UNITA is getting other help as well. American advisers have been seen discreetly circulating around Silva Porto. About 1,000 mercenaries, recruited in the U.S., Britain, Portugal and France, also landed in Zaire last week to report for duty. Even Michael ("Mad Mike") Hoare, legendary leader of the Congo mercenaries in the mid-1960s, appeared to be gearing up for action. From Johannesburg, he sent an "alert notice" to members of the Wild Geese Club, composed of Congo veterans. Hoare said he was offering his services to Zaire's President Mobutu Sese Seko, the principal backer of the F.N.L.A.

Despite its gains on the battlefield, there is still a slight hope that Agostinho Neto's Luanda government might consider some sort of political settlement with UNITA before long. The reasoning:

1) The territory the M.P.L.A. is now entering is the traditional heartland of the Ovimbundu tribe. Tribal loyalties in Angola are strong, and the M.P.L.A. would have trouble administering the area without Savimbi's help. Even worse, the M.P.L.A. would have to deal with guerrilla activity, a debilitating prospect that would prevent reconstruction of the war-ravaged economy.

2) There are signs that the M.P.L.A. may be trying to broaden its base of international support, and even that it may be interested in establishing relations with Washington. Said M.P.L.A. Prime Minister Lopo do Nasciamento last week: "Our movement has been widely misunderstood in the West. We want and need cordial contacts with the West to develop our country."

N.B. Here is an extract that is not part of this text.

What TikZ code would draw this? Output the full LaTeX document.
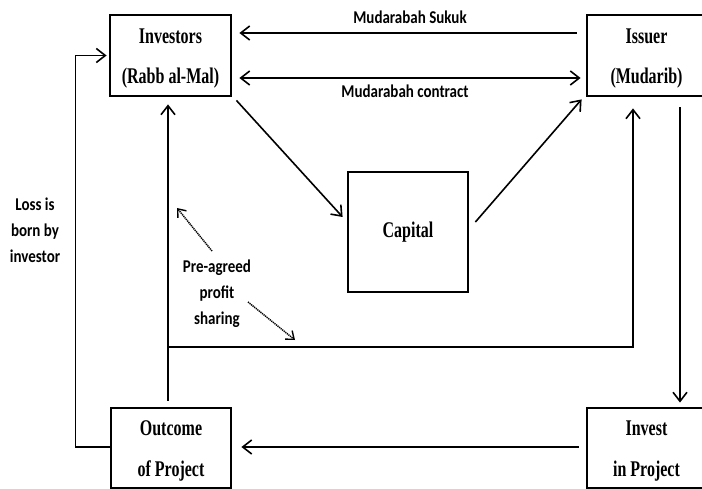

Some foreign observers now argue that a quick M.P.L.A. victory might be preferable to a prolonged conflict, even were it to end in a coalition government. As one senior British official puts it: "The longer the war goes on, the greater the price in Soviet bases, etc., that the Russians will be able to extract from the M.P.L.A." For this reason, British policy advisers were privately critical of Kissinger's renewed condemnation of the M.P.L.A. last week. They fear that a cool U.S. posture could play into the hands of radical, Soviet-lining elements in the Luanda government.

Internal Subversion. Meanwhile, President Kenneth Kaunda of Zambia, which has been plagued by thousands of refugees, declared a state of emergency. Kaunda, who is sympathetic to the F.N.L.A.-UNITA coalition, blamed threats of internal subversion. "They drove colonialism and fascism out the front door," said Kaunda referring to Angola, "only to let a plundering tiger and its cubs in the back door." There was no doubt he meant Russia and Cuba.